Now, Pletcher says, he shares the knowledge he’s gained with his own customers and suppliers, many of whom run family businesses but have never benefited from training in succession planning, legal issues, or conflict resolution. He’s finding that he’s able to build business relationships by helping vendors and suppliers with their own family business issues. Pletcher even won a seat on his city council, running on his mix of business experience and family values.

Alumni like Pletcher are overjoyed about Cornell’s family business conferences, summits and other events, Van Der Vliet says, because that family element is such an important bond among those working in family-run enterprises. “Whether they brew beer, make paint rollers, or print business books, they can all relate to each other, because they all have this same family dynamic going on in their business,” Van Der Vliet says. “It’s less about industry and more about identity.”

SFBI’s plans to expand its reach and impact

SFBI’s next growth goals include rounding out the curriculum with more coursework and developing an immersion—a performance-learning semester of family business-focused coursework and fieldwork. Next year, Tsoutsoura will expand on SFBI’s global portfolio with the addition of a new course for the Cornell-Tsinghua Finance MBA program. In addition, Van Der Vliet says, “We envision a portfolio of executive education programs that will allow us to work with family businesses wrestling with innovation, succession, leadership, and longer-term strategies like exit planning.”

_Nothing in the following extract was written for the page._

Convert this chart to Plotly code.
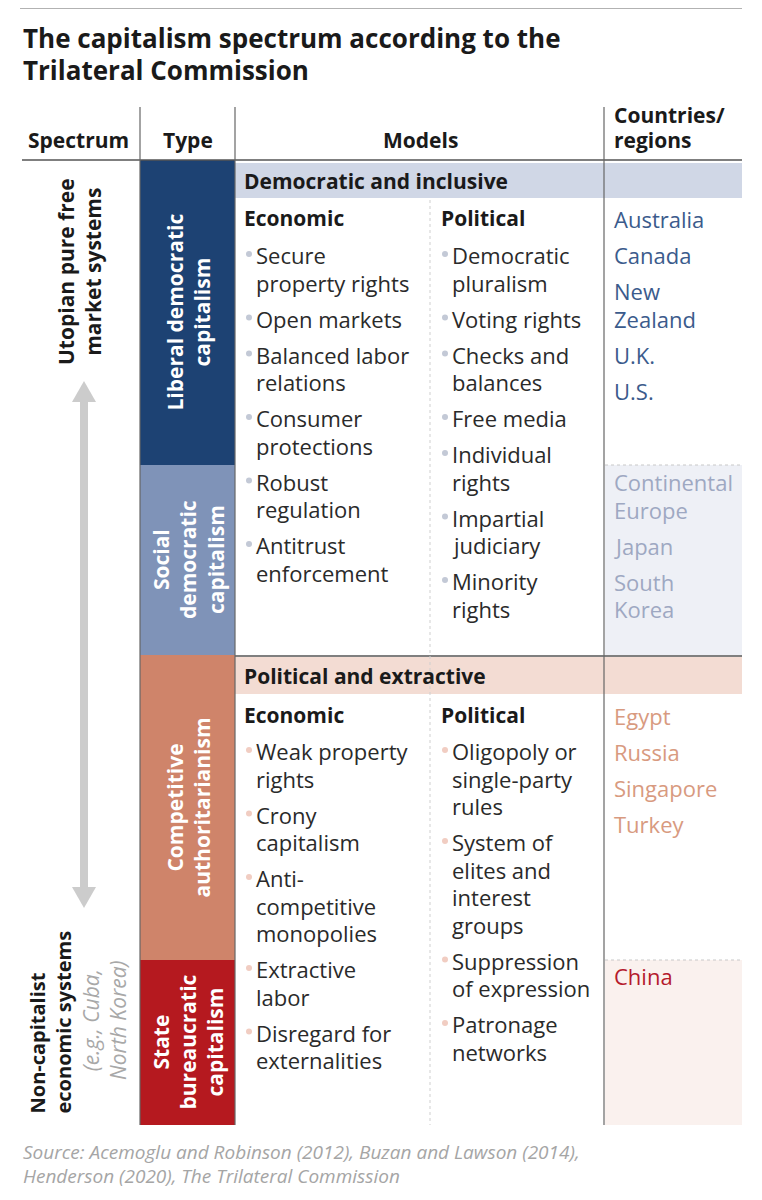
import plotly.graph_objects as go

# ---- content ----
title = "The capitalism spectrum according to the<br>Trilateral Commission"
source = "Source: Acemoglu and Robinson (2012), Buzan and Lawson (2014),<br>Henderson (2020), The Trilateral Commission"

types = ["Liberal democratic<br>capitalism", "Social<br>democratic<br>capitalism",
         "Competitive<br>authoritarianism", "State<br>bureaucratic<br>capitalism"]
type_spans = [(160, 465), (465, 655), (655, 960), (960, 1125)]
type_colors = ["#1d4273", "#7f93b8", "#cf846a", "#b5191f"]

groups = ["Democratic and inclusive", "Political and extractive"]

econ_top = ["Secure<br>property rights", "Open markets", "Balanced labor<br>relations",
            "Consumer<br>protections", "Robust<br>regulation", "Antitrust<br>enforcement"]
pol_top = ["Democratic<br>pluralism", "Voting rights", "Checks and<br>balances", "Free media",
           "Individual<br>rights", "Impartial<br>judiciary", "Minority<br>rights"]
econ_bot = ["Weak property<br>rights", "Crony<br>capitalism", "Anti-<br>competitive<br>monopolies",
            "Extractive<br>labor", "Disregard for<br>externalities"]
pol_bot = ["Oligopoly or<br>single-party<br>rules", "System of<br>elites and<br>interest<br>groups",
           "Suppression<br>of expression", "Patronage<br>networks"]

countries_a = ["Australia", "Canada", "New<br>Zealand", "U.K.", "U.S."]
countries_b = ["Continental<br>Europe", "Japan", "South<br>Korea"]
countries_c = ["Egypt", "Russia", "Singapore", "Turkey"]
countries_d = ["China"]

FONT = "Open Sans"
LINE = 27.5
GAP = 8.5
BODY = 22

fig = go.Figure()
shapes = []
ann = []


def text(x, y, s, size=BODY, color="#222", bold=False, xa="left", ya="middle", angle=0, align="left", italic=False):
    ann.append(dict(x=x, y=y, text=s, showarrow=False, xanchor=xa, yanchor=ya, textangle=angle,
                    align=align, borderpad=0,
                    font=dict(family=FONT, size=size, color=color,
                              weight="bold" if bold else "normal",
                              style="italic" if italic else "normal")))


def item_list(x, y0, items, color, bullet=None):
    # y0 is centre of first line; each line placed on its own
    y = y0
    bx, by = [], []
    for it in items:
        lines = it.split("<br>")
        bx.append(x - 6)
        by.append(y - 1)
        for ln in lines:
            text(x, y, ln, color=color)
            y += LINE
        y += GAP
    if bullet:
        fig.add_trace(go.Scatter(x=bx, y=by, mode="markers", hoverinfo="skip",
                                 marker=dict(size=6, color=bullet), showlegend=False))


# top rule
shapes.append(dict(type="line", x0=20, x1=742, y0=8, y1=8, line=dict(color="#999", width=1.5)))
text(22, 38, "The capitalism spectrum according to the", size=26, color="#1a1a1a", bold=True)
text(22, 70, "Trilateral Commission", size=26, color="#1a1a1a", bold=True)

# coloured type bars
for (y0, y1), c, lab in zip(type_spans, type_colors, types):
    shapes.append(dict(type="rect", x0=140, x1=235, y0=y0, y1=y1, fillcolor=c, line=dict(width=0)))
    text(188, (y0 + y1) / 2, lab, size=21, color="white", bold=True, xa="center", angle=-90, align="center")

# light country backgrounds
shapes.append(dict(type="rect", x0=605, x1=742, y0=465, y1=655, fillcolor="#eef0f6", line=dict(width=0)))
shapes.append(dict(type="rect", x0=605, x1=742, y0=960, y1=1125, fillcolor="#faf1ee", line=dict(width=0)))
for yy in (465, 960):
    shapes.append(dict(type="line", x0=605, x1=742, y0=yy, y1=yy, line=dict(color="#c8c8c8", width=1, dash="dot")))

# group bands
shapes.append(dict(type="rect", x0=235, x1=742, y0=163, y1=198, fillcolor="#d0d7e6", line=dict(width=0)))
shapes.append(dict(type="rect", x0=235, x1=742, y0=657, y1=694, fillcolor="#f3dcd3", line=dict(width=0)))
text(243, 181, groups[0], size=21, color="#1a1a1a", bold=True)
text(243, 676, groups[1], size=21, color="#1a1a1a", bold=True)

# grid lines
shapes.append(dict(type="line", x0=22, x1=742, y0=160, y1=160, line=dict(color="#555", width=1.5)))
shapes.append(dict(type="line", x0=235, x1=742, y0=656, y1=656, line=dict(color="#555", width=1.5)))
for xx in (140, 235, 604):
    shapes.append(dict(type="line", x0=xx, x1=xx, y0=107, y1=1125, line=dict(color="#666", width=1.2)))
shapes.append(dict(type="line", x0=430, x1=430, y0=200, y1=1125, line=dict(color="#cfcfcf", width=1, dash="dot")))

# headers
text(78, 140, "Spectrum", size=21, color="#1a1a1a", bold=True, xa="center")
text(188, 140, "Type", size=21, color="#1a1a1a", bold=True, xa="center")
text(420, 140, "Models", size=21, color="#1a1a1a", bold=True, xa="center")
text(613, 115, "Countries/", size=21, color="#1a1a1a", bold=True)
text(613, 140, "regions", size=21, color="#1a1a1a", bold=True)

# spectrum column
text(79, 272, "Utopian pure free<br>market systems", size=21, color="#1a1a1a", bold=True,
     xa="center", angle=-90, align="center")
text(50, 1115, "Non-capitalist<br>economic systems", size=20, color="#1a1a1a", bold=True,
     xa="center", ya="bottom", angle=-90, align="left")
text(104, 1020, "(e.g., Cuba,<br>North Korea)", size=21, color="#a8a8a8", italic=True,
     xa="center", angle=-90, align="center")
shapes.append(dict(type="line", x0=84, x1=84, y0=400, y1=890, line=dict(color="#cccccc", width=8)))
shapes.append(dict(type="path", path="M 72 402 L 84 381 L 96 402 Z", fillcolor="#cccccc", line=dict(width=0)))
shapes.append(dict(type="path", path="M 72 887 L 84 908 L 96 887 Z", fillcolor="#cccccc", line=dict(width=0)))

# models
for y in (218, 715):
    text(243, y, "Economic", size=21, color="#1a1a1a", bold=True)
    text(440, y, "Political", size=21, color="#1a1a1a", bold=True)
item_list(255, 255, econ_top, "#2a2a2a", "#c3c9d6")
item_list(451, 255, pol_top, "#2a2a2a", "#c3c9d6")
item_list(255, 751, econ_bot, "#2a2a2a", "#f1cdc2")
item_list(451, 751, pol_bot, "#2a2a2a", "#f1cdc2")

# countries
item_list(613, 219, countries_a, "#3b5b8c")
item_list(613, 482, countries_b, "#9ea8c2")
item_list(613, 716, countries_c, "#d89a80")
item_list(613, 976, countries_d, "#b51a2c")

# source
text(22, 1152, "Source: Acemoglu and Robinson (2012), Buzan and Lawson (2014),", size=19, color="#a5a5a5", italic=True)
text(22, 1176, "Henderson (2020), The Trilateral Commission", size=19, color="#a5a5a5", italic=True)

# page body has an 8px margin, so shift the axis window to compensate
fig.update_layout(
    width=762, height=1200, margin=dict(l=0, r=0, t=0, b=0),
    paper_bgcolor="white", plot_bgcolor="white",
    xaxis=dict(range=[8, 770], visible=False, fixedrange=True),
    yaxis=dict(range=[1208, 8], visible=False, fixedrange=True),
    shapes=shapes, annotations=ann, showlegend=False,
)

fig.write_html("out.html")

To build that broader portfolio, the SFBI is actively cultivating connections with colleges and schools across Cornell, including in the Nolan School of Hotel Administration, Cornell Engineering, the School of Industrial and Labor Relations, and Cornell Tech. As it creates and disseminates new family business research, the SFBI is well positioned to build on its first five years of success and to impact the practice of family business the world over.